▶ **Problem description**
Which lines contain the string "seaborn"? Please list every one of them.

==== Data segment ====

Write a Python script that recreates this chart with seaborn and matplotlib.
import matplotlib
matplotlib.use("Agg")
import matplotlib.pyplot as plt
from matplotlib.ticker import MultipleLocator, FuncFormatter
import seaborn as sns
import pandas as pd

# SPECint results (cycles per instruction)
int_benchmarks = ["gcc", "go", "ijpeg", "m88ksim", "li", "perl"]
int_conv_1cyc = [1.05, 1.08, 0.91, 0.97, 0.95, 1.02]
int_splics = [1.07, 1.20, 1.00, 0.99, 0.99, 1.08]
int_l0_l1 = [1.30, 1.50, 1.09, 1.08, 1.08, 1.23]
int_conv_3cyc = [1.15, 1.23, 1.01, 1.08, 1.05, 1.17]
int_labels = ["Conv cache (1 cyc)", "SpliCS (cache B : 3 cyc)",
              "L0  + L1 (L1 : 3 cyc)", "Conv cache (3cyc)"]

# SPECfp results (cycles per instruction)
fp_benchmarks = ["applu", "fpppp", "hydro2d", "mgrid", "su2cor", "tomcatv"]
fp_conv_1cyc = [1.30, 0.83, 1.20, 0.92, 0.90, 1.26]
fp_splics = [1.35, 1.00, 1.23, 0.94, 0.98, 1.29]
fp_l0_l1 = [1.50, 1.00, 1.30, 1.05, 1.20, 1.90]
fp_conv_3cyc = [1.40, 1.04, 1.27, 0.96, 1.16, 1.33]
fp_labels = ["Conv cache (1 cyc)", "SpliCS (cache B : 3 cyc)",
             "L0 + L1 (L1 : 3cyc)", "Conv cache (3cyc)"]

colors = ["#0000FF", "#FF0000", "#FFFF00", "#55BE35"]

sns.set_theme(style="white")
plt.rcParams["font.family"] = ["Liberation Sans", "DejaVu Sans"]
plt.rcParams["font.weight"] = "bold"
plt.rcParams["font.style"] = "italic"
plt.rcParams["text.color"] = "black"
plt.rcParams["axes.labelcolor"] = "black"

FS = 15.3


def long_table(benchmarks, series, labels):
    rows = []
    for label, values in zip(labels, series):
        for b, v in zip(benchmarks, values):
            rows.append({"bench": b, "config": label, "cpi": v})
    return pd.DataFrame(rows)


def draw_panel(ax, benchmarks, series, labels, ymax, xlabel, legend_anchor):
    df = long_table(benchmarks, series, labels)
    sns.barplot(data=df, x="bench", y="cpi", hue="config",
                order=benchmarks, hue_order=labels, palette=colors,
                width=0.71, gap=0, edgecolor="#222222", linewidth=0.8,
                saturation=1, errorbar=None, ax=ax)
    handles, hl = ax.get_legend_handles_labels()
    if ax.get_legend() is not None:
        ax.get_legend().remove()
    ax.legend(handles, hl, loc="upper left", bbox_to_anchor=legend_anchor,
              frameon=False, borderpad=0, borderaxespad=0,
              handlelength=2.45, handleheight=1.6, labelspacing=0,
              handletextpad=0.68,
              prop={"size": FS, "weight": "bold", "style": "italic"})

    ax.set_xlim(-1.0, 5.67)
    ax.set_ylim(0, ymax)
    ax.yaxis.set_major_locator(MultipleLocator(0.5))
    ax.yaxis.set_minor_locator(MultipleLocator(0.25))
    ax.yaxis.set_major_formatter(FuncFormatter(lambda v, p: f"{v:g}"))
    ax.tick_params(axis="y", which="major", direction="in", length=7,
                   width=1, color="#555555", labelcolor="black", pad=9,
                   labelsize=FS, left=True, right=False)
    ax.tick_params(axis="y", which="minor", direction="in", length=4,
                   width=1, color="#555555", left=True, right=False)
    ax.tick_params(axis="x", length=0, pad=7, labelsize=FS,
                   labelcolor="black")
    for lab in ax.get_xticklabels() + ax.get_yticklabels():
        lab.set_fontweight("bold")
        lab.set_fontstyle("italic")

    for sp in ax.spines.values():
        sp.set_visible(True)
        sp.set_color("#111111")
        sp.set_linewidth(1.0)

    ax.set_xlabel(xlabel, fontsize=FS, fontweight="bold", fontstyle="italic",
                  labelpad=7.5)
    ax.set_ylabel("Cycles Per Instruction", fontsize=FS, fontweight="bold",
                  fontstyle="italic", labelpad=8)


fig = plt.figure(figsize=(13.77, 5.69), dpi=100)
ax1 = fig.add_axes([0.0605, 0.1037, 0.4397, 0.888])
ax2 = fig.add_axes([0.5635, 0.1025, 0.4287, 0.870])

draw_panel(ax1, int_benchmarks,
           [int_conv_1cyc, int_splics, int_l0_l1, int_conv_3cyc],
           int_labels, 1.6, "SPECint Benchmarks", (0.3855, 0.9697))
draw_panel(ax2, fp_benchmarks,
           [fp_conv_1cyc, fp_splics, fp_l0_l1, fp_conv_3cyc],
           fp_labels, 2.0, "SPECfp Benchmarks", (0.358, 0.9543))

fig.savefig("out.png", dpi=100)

====

▶ **Exercise solution**
Write a Python script that recreates this chart with seaborn and matplotlib.
import seaborn as sns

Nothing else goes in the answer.